## Begin Input data
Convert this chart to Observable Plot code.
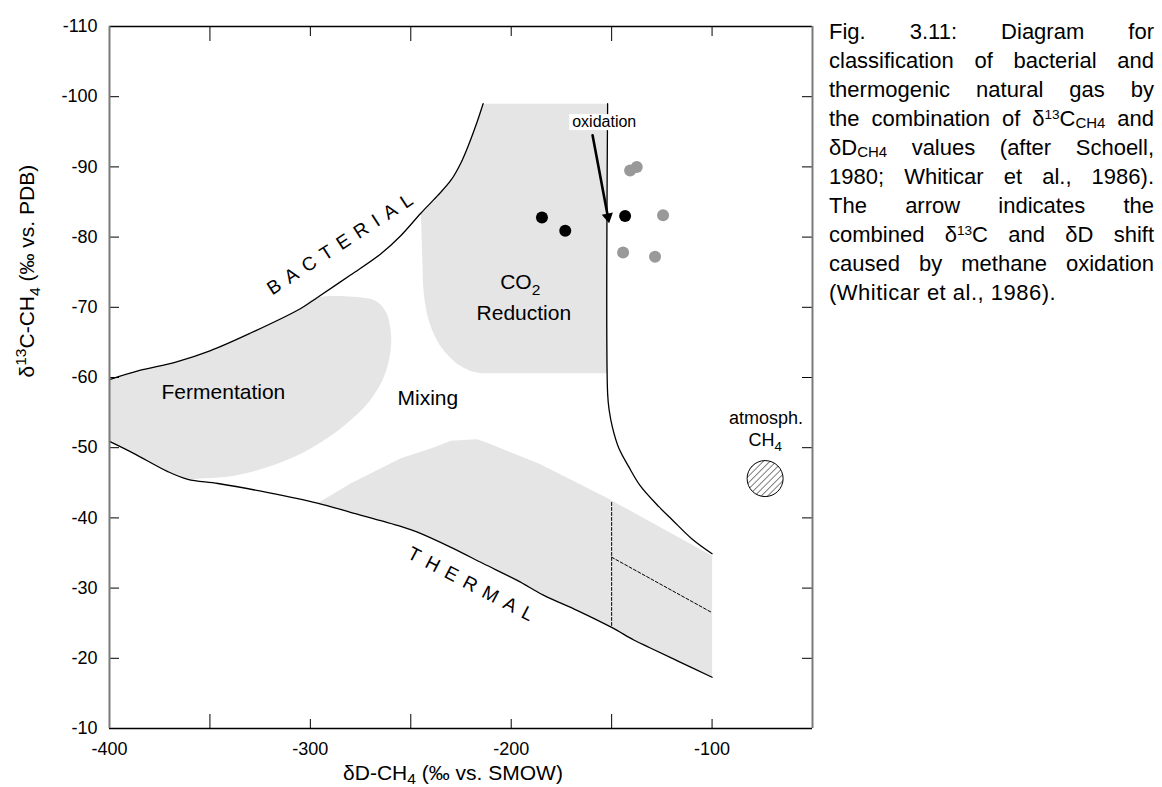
<!DOCTYPE html>
<html>
<head>
<meta charset="utf-8">
<script src="https://cdn.jsdelivr.net/npm/d3@7"></script>
<script src="https://cdn.jsdelivr.net/npm/@observablehq/plot@0.6"></script>
<style>
  body { margin: 0; background: #fff; font-family: "Liberation Sans", Arial, sans-serif; }
  #wrap { position: relative; width: 1162px; height: 787px; overflow: hidden; }
  #chart { position: absolute; left: 0; top: 0; }
  #caption { position: absolute; left: 829px; top: 17px; width: 325px; font-size: 22px; line-height: 29px; color: #000; }
  #caption .l { text-align: justify; text-align-last: justify; height: 29px; }
  #caption .l.last { text-align: left; text-align-last: left; letter-spacing: 0.5px; }
  #caption sup { font-size: 0.62em; line-height: 0; vertical-align: 0.55em; }
  #caption sub { font-size: 0.68em; line-height: 0; vertical-align: -0.12em; }
</style>
</head>
<body>
<div id="wrap">
  <div id="chart"></div>
  <div id="caption">
    <div class="l">Fig. 3.11: Diagram for</div>
    <div class="l">classification of bacterial and</div>
    <div class="l">thermogenic natural gas by</div>
    <div class="l">the combination of δ<sup>13</sup>C<sub>CH4</sub> and</div>
    <div class="l">δD<sub>CH4</sub> values (after Schoell,</div>
    <div class="l">1980; Whiticar et al., 1986).</div>
    <div class="l">The arrow indicates the</div>
    <div class="l">combined δ<sup>13</sup>C and δD shift</div>
    <div class="l">caused by methane oxidation</div>
    <div class="l last">(Whiticar et al., 1986).</div>
  </div>
</div>
<script>
// ---------- data (δD-CH4 ‰, δ13C-CH4 ‰) ----------
const xLabelTicks = [-400, -300, -200, -100];
const xLongTicks = [-350, -250, -150];
const xShortTicks = [-300, -200, -100];
const yTicks = [-110, -100, -90, -80, -70, -60, -50, -40, -30, -20, -10];

const bacterialLine = [
  [-400, -59.7], [-385, -61.0], [-367, -62.2], [-350, -63.8], [-330, -66.3], [-305, -69.8],
  [-296.5, -71.4], [-280, -74.6], [-265, -77.6], [-255, -80.2], [-245, -83.4], [-237, -85.8],
  [-230, -88.1], [-225, -90.6], [-221, -93.3], [-217, -96.4], [-214, -99.0]
];
const thermalLine = [
  [-400, -50.9], [-388, -49.2], [-371, -46.6], [-361, -45.5], [-346, -44.9], [-321, -43.6],
  [-296.5, -42.1], [-280, -40.8], [-255, -38.8], [-247, -38.0], [-230, -35.8], [-214, -33.5],
  [-197, -31.1], [-184, -29.0], [-167, -26.8], [-150, -24.4], [-139, -22.6], [-131, -21.5],
  [-117, -19.6], [-100, -17.3]
];
const boundaryLine = [
  [-152, -99], [-152, -57.7], [-151.2, -55.3], [-149.6, -52.9], [-146.5, -50.0], [-141.5, -47.3],
  [-135.8, -44.6], [-126.5, -41.6], [-119.4, -39.6], [-110, -37.0], [-100, -34.9]
];
const fermentationEdge = [
  [-298, -71.3], [-272, -71.3], [-266.8, -70.8], [-262.3, -69.3], [-260.1, -66.9], [-259.9, -64.3],
  [-261.7, -61.5], [-265.2, -59.0], [-271.8, -56.2], [-280.1, -53.9], [-288.4, -52.0], [-305, -49.1],
  [-321.6, -47.2], [-338.1, -46.0], [-354.7, -45.6]
];
const co2Edge = [
  [-152, -99], [-152, -60.6], [-215.4, -60.6], [-220, -60.9], [-223.7, -61.4], [-227.2, -62.0],
  [-230.3, -62.8], [-233.2, -63.7], [-235.8, -64.7], [-238.1, -65.9], [-240, -67.2], [-241.5, -68.6],
  [-242.6, -70.0], [-243.4, -71.6], [-243.9, -73.3], [-244.4, -78.1], [-245, -83.4]
];
const thermogenicEdge = [
  [-100, -34.6], [-152, -42.8], [-186, -47.7], [-212, -50.7], [-217, -51.2], [-230, -51.0],
  [-239, -50.0], [-255, -48.5], [-280, -44.9], [-296.5, -42.1]
];
const dashedVertical = [[-150, -42.2], [-150, -24.4]];
const dashedDiagonal = [[-150, -34.4], [-100, -26.5]];

const blackSamples = [[-184.7, -82.8], [-173.1, -80.9], [-143.3, -83.0]];
const greySamples = [[-140.8, -89.5], [-137.5, -90.0], [-124.4, -83.1], [-144.3, -77.8], [-128.4, -77.2]];
const atmosphericCH4 = [[-73.6, -45.6]];
const oxidationArrow = [{x1: -159.5, y1: -94.5, x2: -151.1, y2: -81.75}];

const regionLabels = [
  {text: "Fermentation", x: -343.3, y: -57.9},
  {text: "Mixing", x: -241.5, y: -57.0},
  {text: "CO2", x: -195.5, y: -73.5},
  {text: "Reduction", x: -193.7, y: -69.1}
];
const atmLabels = [
  {text: "atmosph.", x: -73.1, y: -54.2},
  {text: "CH4", x: -73.6, y: -51.1}
];
const oxidationLabel = [{text: "oxidation", x: -153.7, y: -96.4}];
const bacterialLabel = [{text: "BACTERIAL", x: -283.6, y: -79.3}];
const thermalLabel = [{text: "THERMAL", x: -218.4, y: -30.3}];
const xTitle = "δD-CH4 (‰ vs. SMOW)";
const yTitle = "δ13C-CH4 (‰ vs. PDB)";

// ---------- derived polygons ----------
const fermentationZone = [
  ...bacterialLine.filter(d => d[0] <= -298),
  ...fermentationEdge,
  ...thermalLine.filter(d => d[0] < -354.7).reverse()
];
const co2Zone = [...bacterialLine.filter(d => d[0] >= -245), ...co2Edge];
const thermogenicZone = [...thermalLine.filter(d => d[0] >= -296.5), ...thermogenicEdge];

const X = d => d[0], Y = d => d[1];
const shade = "#e5e5e5";
const plotH = 702, plotW = 703;
const smooth = "catmull-rom";

const chart = Plot.plot({
  width: 822,
  height: 787,
  marginLeft: 109,
  marginRight: 10,
  marginTop: 26,
  marginBottom: 59,
  x: {domain: [-400, -50]},
  y: {domain: [-10, -110]},
  style: {fontFamily: "'Liberation Sans', Arial, sans-serif", color: "black", background: "white", overflow: "visible"},
  marks: [
    Plot.line(fermentationZone, {x: X, y: Y, fill: shade, stroke: "none", curve: smooth}),
    Plot.line(co2Zone, {x: X, y: Y, fill: shade, stroke: "none"}),
    Plot.line(thermogenicZone, {x: X, y: Y, fill: shade, stroke: "none"}),
    Plot.line(bacterialLine, {x: X, y: Y, stroke: "black", strokeWidth: 1.3, curve: smooth}),
    Plot.line(thermalLine, {x: X, y: Y, stroke: "black", strokeWidth: 1.3, curve: smooth}),
    Plot.line(boundaryLine, {x: X, y: Y, stroke: "black", strokeWidth: 1.3, curve: smooth}),
    Plot.line(dashedVertical, {x: X, y: Y, stroke: "black", strokeWidth: 1, strokeDasharray: "3,2"}),
    Plot.line(dashedDiagonal, {x: X, y: Y, stroke: "black", strokeWidth: 1, strokeDasharray: "3,2"}),
    Plot.dot(greySamples, {x: X, y: Y, r: 6, fill: "#999999", stroke: "none"}),
    Plot.dot(blackSamples, {x: X, y: Y, r: 6, fill: "black", stroke: "none"}),
    Plot.dot(atmosphericCH4, {x: X, y: Y, r: 18, fill: "url(#hatch)", stroke: "black", strokeWidth: 1}),
    Plot.text(oxidationLabel, {x: "x", y: "y", text: "text", fontSize: 16}),
    Plot.arrow(oxidationArrow, {x1: "x1", y1: "y1", x2: "x2", y2: "y2", stroke: "black", strokeWidth: 2.6, headLength: 0, insetEnd: 6}),
    Plot.dot(oxidationArrow, {x: "x2", y: "y2", symbol: "triangle2", r: 5.4, fill: "black", stroke: "none", rotate: 169.3, dx: -1.5, dy: -8}),
    Plot.text(regionLabels, {x: "x", y: "y", text: "text", fontSize: 21}),
    Plot.text(atmLabels, {x: "x", y: "y", text: "text", fontSize: 18}),
    Plot.text(bacterialLabel, {x: "x", y: "y", text: "text", fontSize: 19, rotate: -33}),
    Plot.text(thermalLabel, {x: "x", y: "y", text: "text", fontSize: 19, rotate: 27.5}),
    // ticks (inward)
    Plot.tickX(xLongTicks, {stroke: "black", insetTop: plotH - 14}),
    Plot.tickX(xShortTicks, {stroke: "black", insetTop: plotH - 9}),
    Plot.tickX(xLongTicks, {stroke: "black", insetBottom: plotH - 15}),
    Plot.tickX(xShortTicks, {stroke: "black", insetBottom: plotH - 10}),
    Plot.tickY(yTicks, {stroke: "black", insetRight: plotW - 10}),
    Plot.tickY(yTicks, {stroke: "black", insetLeft: plotW - 10}),
    // frame
    Plot.ruleY([-110, -10], {stroke: "black", strokeWidth: 1.3}),
    Plot.ruleX([-400, -50], {stroke: "#7a7a7a", strokeWidth: 2}),
    // axes labels
    Plot.axisX(xLabelTicks, {anchor: "bottom", tickSize: 0, tickPadding: 14, fontSize: 18, tickFormat: d => String(d), label: null}),
    Plot.axisY(yTicks, {anchor: "left", tickSize: 0, tickPadding: 12, fontSize: 18, tickFormat: d => String(d), label: null}),
    Plot.text([xTitle], {frameAnchor: "bottom", dy: 51, dx: -8, fontSize: 21}),
    Plot.text([yTitle], {frameAnchor: "left", dx: -82, rotate: -90, fontSize: 21})
  ]
});

document.getElementById("chart").appendChild(chart);

// ---------- post-processing: patterns, sub/superscripts, label background ----------
const svg = d3.select(chart);
const defs = svg.insert("defs", ":first-child");
const pat = defs.append("pattern")
  .attr("id", "hatch")
  .attr("patternUnits", "userSpaceOnUse")
  .attr("width", 4.6).attr("height", 4.6)
  .attr("patternTransform", "rotate(45)");
pat.append("rect").attr("width", 4.6).attr("height", 4.6).attr("fill", "white");
pat.append("line").attr("x1", 0).attr("y1", 0).attr("x2", 0).attr("y2", 4.6)
  .attr("stroke", "black").attr("stroke-width", 1);

function richify(match, parts, fs, subShift = 0.28) {
  svg.selectAll("text").filter(function () { return this.textContent === match; }).each(function () {
    const t = d3.select(this);
    t.text(null);
    let shift = 0;
    for (const [s, kind] of parts) {
      const span = t.append("tspan").text(s);
      const target = kind === "sup" ? -0.4 * fs : kind === "sub" ? subShift * fs : 0;
      if (target !== shift) { span.attr("dy", target - shift); shift = target; }
      if (kind) span.attr("font-size", 0.74 * fs);
    }
  });
}
richify("CO2", [["CO"], ["2", "sub"]], 21);
richify("CH4", [["CH"], ["4", "sub"]], 18);
richify(xTitle, [["δD-CH"], ["4", "sub"], [" (‰ vs. SMOW)"]], 21, 0.2);
richify(yTitle, [["δ"], ["13", "sup"], ["C-CH"], ["4", "sub"], [" (‰ vs. PDB)"]], 21);

svg.selectAll("text").filter(function () { return this.textContent === "BACTERIAL" || this.textContent === "THERMAL"; })
  .attr("letter-spacing", "8px");

svg.selectAll("text").filter(function () { return this.textContent === "oxidation"; }).each(function () {
  const b = this.getBBox();
  d3.select(this.parentNode).insert("rect", () => this)
    .attr("x", b.x - 3).attr("y", b.y + 1).attr("width", b.width + 6).attr("height", b.height - 1)
    .attr("fill", "white")
    .attr("transform", this.getAttribute("transform"));
});
</script>
</body>
</html>
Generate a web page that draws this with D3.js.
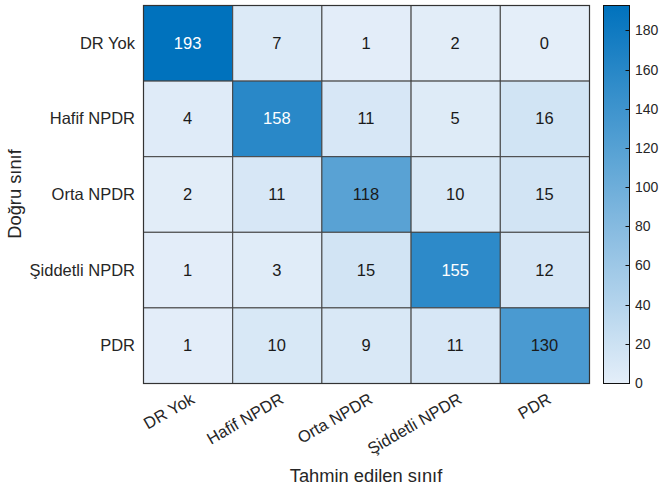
## End Input data
Going through the lines above one by one, tally those with the word "chart" and give only the total.

6